Compensation for state employees is another priority for Inslee. He’s proposing $1.3 billion in salary and benefit increases, including a 7% wage hike for union workers over the next two years.

Another $1.87 billion would go toward various climate change projects, including $100 million in new Riparian Conservation Grants to help landowners implement restoration projects along salmon streams.

“Our salmon are on the ropes,” Inslee said. “We’ve made enormous investments, but we haven’t done enough, particularly in terms of providing cold water to help them survive. They need shade now, and a lot more in the future. So we have a proposal for an incentive program, a voluntary program, to help landowners provide a shade canopy next to rivers and streams.”

The governor’s capital budget includes almost $900 million for a new, 350-bed psychiatric hospital at Western State Hospital, as well as $613 million for a number of public school projects and $872 million for various higher education construction projects.

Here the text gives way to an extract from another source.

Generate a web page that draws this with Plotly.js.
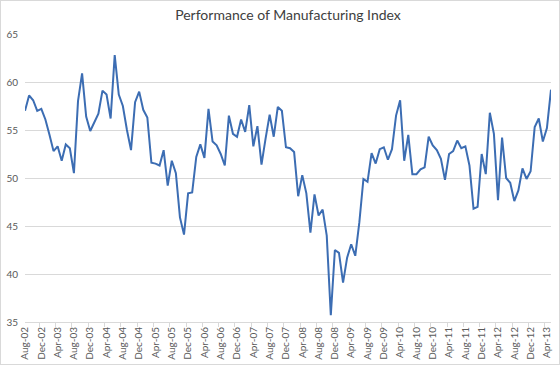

The latter includes $7.7 million for a new Institute for Northwest Energy Futures at Washington State University’s Tri-Cities campus, as well as $40 million (plus another $38 million in donated funds) for a new facility for the Voiland College of Engineering and Architecture in Pullman.

Inslee isn’t proposing any new taxes, but his budget would draw down state reserve accounts by about $4 billion over the next two years. State revenues are also projected to increase by about $2.2 billion during that time period.

A detailed summary of Inslee’s 2023-25 budget proposal can be found online, at ofm.wa.gov.